Among the key developments:
- Sabres. Buffalo won their first division title since 2010, ended the league’s longest playoff drought at 15 years, and will face Boston in the first round as Atlantic Division champions. A fever pitch of fandom in Buffalo after the long postseason absence is already sparking the ticket resale market beyond $400 per ticket for Sunday’s series opener.
- Mammoth. Utah clinched its first playoff berth since arriving to the state in 2024, and its first since 2020 spanning to the franchise’s previous existence as the Arizona Coyotes.
- Golden Knights. Vegas clinched the Pacific Division title, boosted significantly by the late-season head coach firing of Bruce Cassidy and hiring of veteran coach John Tortorella, most recently working as an on-air analyst with ESPN. Since arriving on March 29, Tortorella went on a 7–0–1 run with Vegas, and the team will face the Mammoth in the first round.
- Canada.
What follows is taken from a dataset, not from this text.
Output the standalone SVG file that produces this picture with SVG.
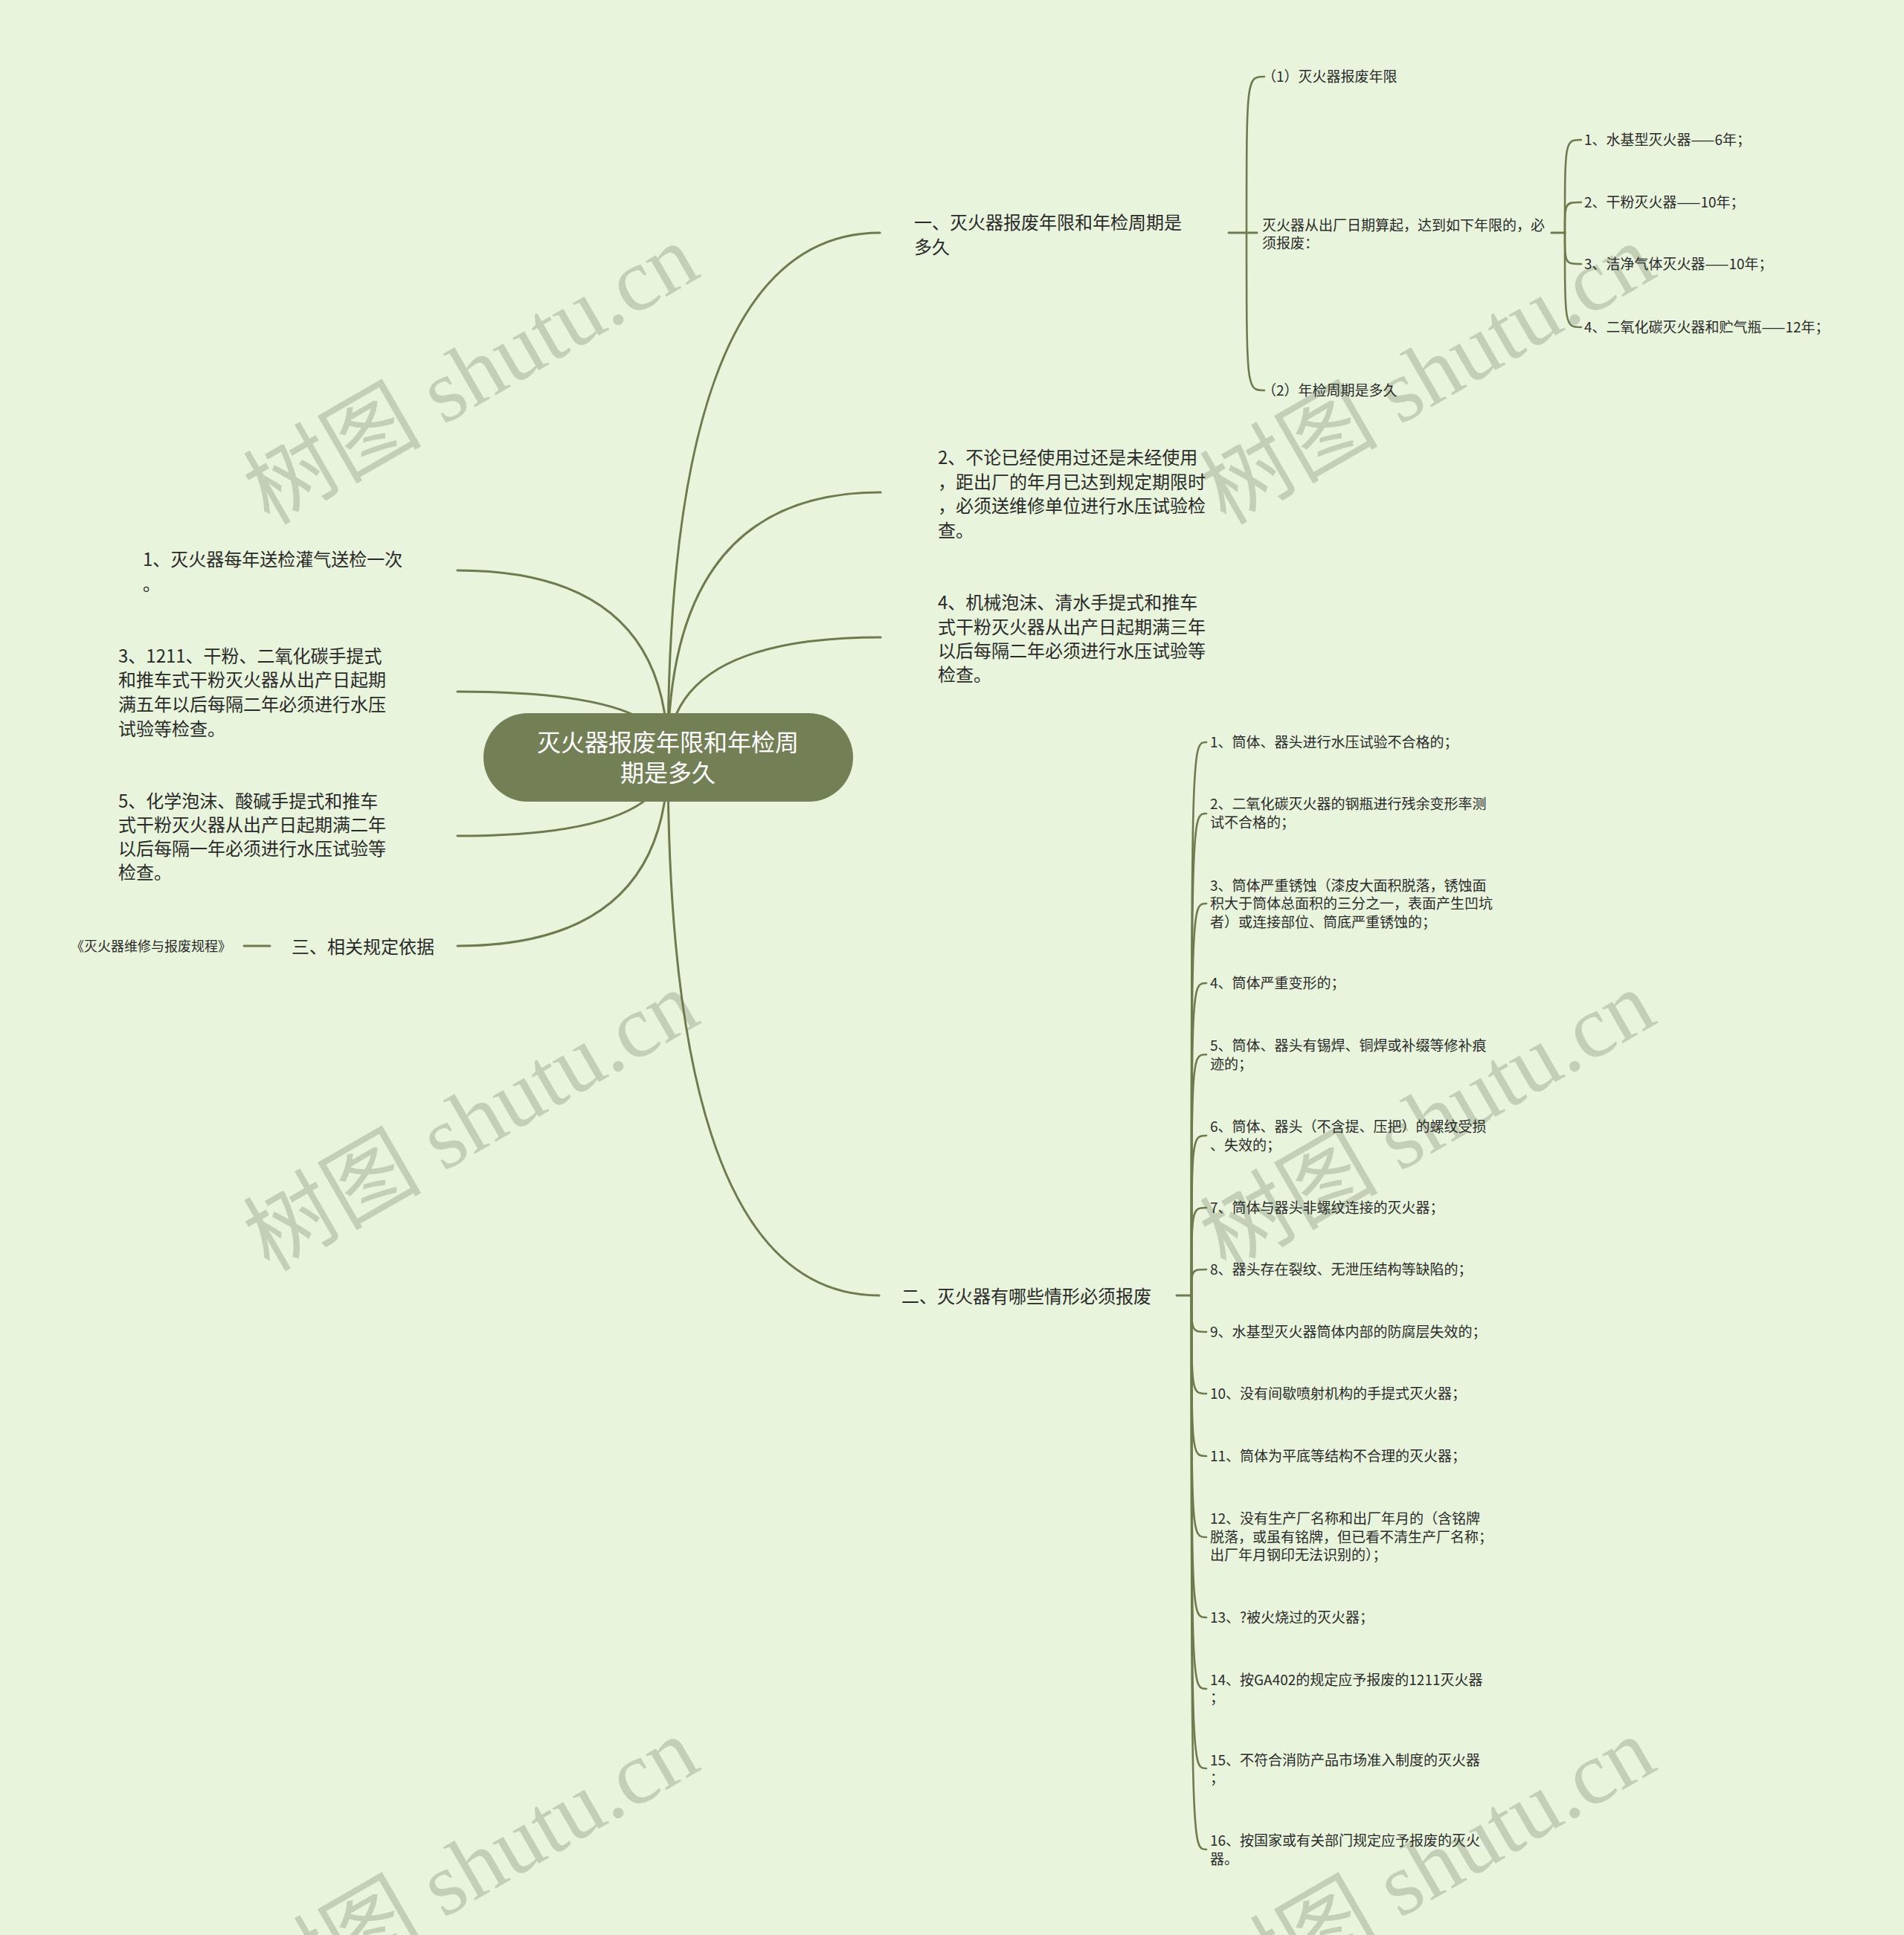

The country has three of its seven teams in the playoff field between the Canadiens, Senators, and Oilers, and is still seeking its first Stanley Cup title since Montreal in 1993.
- Penguins. Pittsburgh, now under the ownership of the Hoffman Family of Companies after a $1.7 billion in-season acquisition from Fenway Sports Group, clinched its first postseason appearance since 2022, and will face heated in-state rival Philadelphia in the first round. The Penguins’ playoff push could be something of a last hurrah for a veteran core that includes Sidney Crosby, Evgeni Malkin, and Kris Letang and previously won three Stanley Cups together.
- A different field. The Penguins are also one of six teams in the playoff field after missing last year’s postseason, joining the Sabres, Mammoth, Flyers, Bruins, and Ducks. That six-team turnover is the second-largest amount in league history, trailing a seven-team flip that has happened four times, most recently in 2021.
“I think after some seasons not being able to do it, I think we appreciate it even more,” Crosby said of Pittsburgh’s return to the postseason.
Another Attendance Record
With the end of the regular season, the NHL also set a league attendance record for the fourth consecutive season.
The league’s final total of 23.16 million just surpassed the 2024–2025 figure of 23.01 million. The per-game average of 17,561 this season also represented 97.5% of capacity. While the 2026 Winter Olympics and its dramatic on-ice conclusion involving NHL players provided another big spotlight to the sport, the league drew well on both sides of that event.
The Canadiens again led the league in attendance, selling out all 41 home games at the Bell Centre for a total of 859,442 and a per-game average of 20,962.
Days of Reckoning
The end of the regular season, meanwhile, is also accelerating the start of organizational changes among the 16 teams that failed to qualify for the playoffs.
The Canucks, the NHL’s worst team this season, were firmly part of that wave, firing GM Patrik Allvin on Friday. Allvin spent four years in Vancouver, but the Canucks reached the postseason only once in that time, losing in the second round in 2024.
Similar moves at other teams have already happened, including the Devils firing GM Tom Fitzgerald last week, the Islanders doing the same earlier this month with head coach Patrick Roy and bringing in replacement Peter DeBoer, and the Maple Leafs dismissing GM Brad Treliving on March 30.
More leadership shifts are expected elsewhere in the league in the coming days.